Union Saloon Brings the Wild West to Wallingford

There is an old-time vibe, but the food is clean and modern.

If you’ve been to Delancey in the past few months and wondered where that omnipresent, efficient-yet-friendly manager has been, here’s the scoop: Michelle Magidow has opened her own place—in quietly cheery Wallingford, where restaurants abound, but typically not ones batted around in conversation among foodies. That’s why it’s great to see the 20-year veteran—she has worked at Lark, Salumi, Harvest Vine, and of course Delancey— come into her own. Plus, there’s the added perk of witnessing someone who’s had a hand in the success of so many spots deliver something as inviting and surreptitiously delicious as this.

Union Saloon (3645 Wallingford Ave. N., 547-2280) evokes Western nostalgia without being campy. The front door is saloon-style, and the all-wood interior—from the rough, unfinished rafters to the raised booths, walls, bar, tables, and chairs—adds to the rusticity. But whereas most trendy restaurants would add modern lights and colorful accents to offset the vibe, at Union Saloon old-fashioned chandeliers and framed photographs of yore punctuate instead. When the menu arrives, don’t be surprised, though; comfort food or bar fare are not operative here. In fact, the tightly curated offerings are the product of chef Blake King, who recently spent time cooking in Japan. The result is something that has hints of Delancey’s seasonal flair, yet is wholly new and energized. For instance, Billy’s heirloom tomatoes (a staple there) make an appearance, but on an open-faced sandwich with house-smoked mozzarella, a sunflower-seed gremolata, basil, and herb mayo.
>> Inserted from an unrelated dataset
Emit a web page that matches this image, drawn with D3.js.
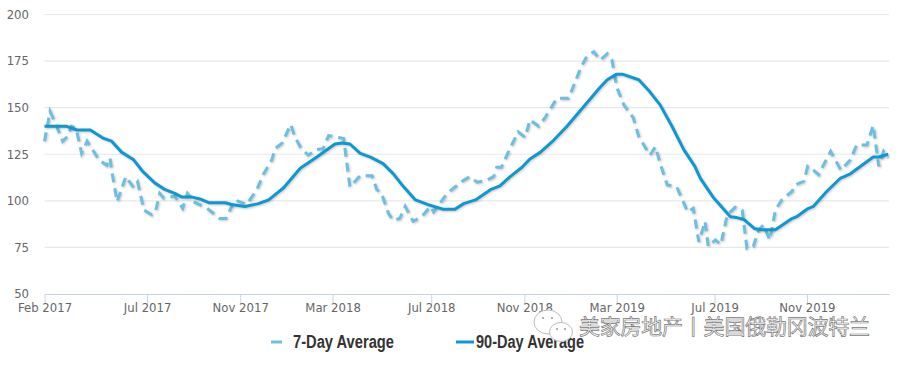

And that’s the sneaky, perfect premise of Union Saloon: something completely composed and finessed playing out on a humble sandwich. Other open-faced options include brisket, pork cheeks, and tuna conserva. The brisket is spot-on, piled high on the grilled bread with a house mayo and a jumble of fried shallots. But a beautiful, unexpected side of shredded napa cabbage, fennel, mustard seed, and champagne vinaigrette turns it into a plate with panache. It’s like the ultimate culinary collision of Magidow’s time at Salumi and Delancey.

While nods to saloon culture can be found in bar bites like kettle corn, chips and dip, and a Bavarian meats plate, most of the menu is sophisticated simplicity. From the small-plates section, gazpacho gets a summery farmers-market treatment with the addition of grilled watermelon floating in a chilled heirloom-tomato base finished with cucumber and a tangle of spicy greens. It has kick, bite, and sweetness, all in perfect proportion. The fishiness of sturgeon rillettes is softened with crème fraîche, lemon zest, dill, and pickled pearl onions—a fluffy, salty, citrusy heap—and served with triangles of relentlessly addictive fried pita bread. For salads, there is a green-bean gribiche, which would have easily felt at home at Delancey alongside a pizza: Green and yellow beans intersect with sugar-snap peas and fingerling potatoes, a light pesto dusting the veggies, and chunks of cured egg. A cold mayo/egg sauce (the gribiche) dresses it all with a tangy touch. This dish would easily make it to my top-10 summer salads/sides. It’s the kind of thing you wish you would think to make at home.

Moving on to the plates, the black-peppercorn chitarra is a seriously flawless dish. If you’re going to have just one pasta option, it’s a good idea to make it memorable—and Union Saloon does. The housemade chitarra—essentially spaghetti, but with square ends—is coated in a lush sauce studded with bits of maitake mushrooms, ribbons of zucchini, and slivers of guanciale. It has the mouthfeel of carbonara, but is light and summer-forward, yet still a little naughty thanks to the cured meat. Again, there’s that balancing act of hearty and honed. The fried chicken has the least wow factor, but the thighs are cooked expertly. Unfortunately, the togarashi spice is a bit too toned-down and the pickled green tomatoes more of a scant garnish.

Drinks here shoot from the hip; house cocktails aren’t overthought. There’s a Negroni, a Manhattan, a Dark & Stormy, a Paloma, and two versions of an Old Fashioned: Michelle’s and Nick’s. Nick’s (named after bar manager Nick Barkalow, formerly of Brimmer & Heeltap) is more classic, while Michelle’s is muddled with cherry and orange. Ditto for dessert. Three cakes can all be seen on their perch atop the back shelf by the kitchen; carrot, German chocolate, and fennel olive oil were the choices when we visited. We tried the latter, and it was everything I’d hoped: moist, with the quiet recognition of fennel, just sweet enough, and topped with a lemony mascarpone and a handful of big, juicy end-of-summer blueberries. Served on a pretty plate of flowery grandmother china, it was another subtle touch in the no-fuss space.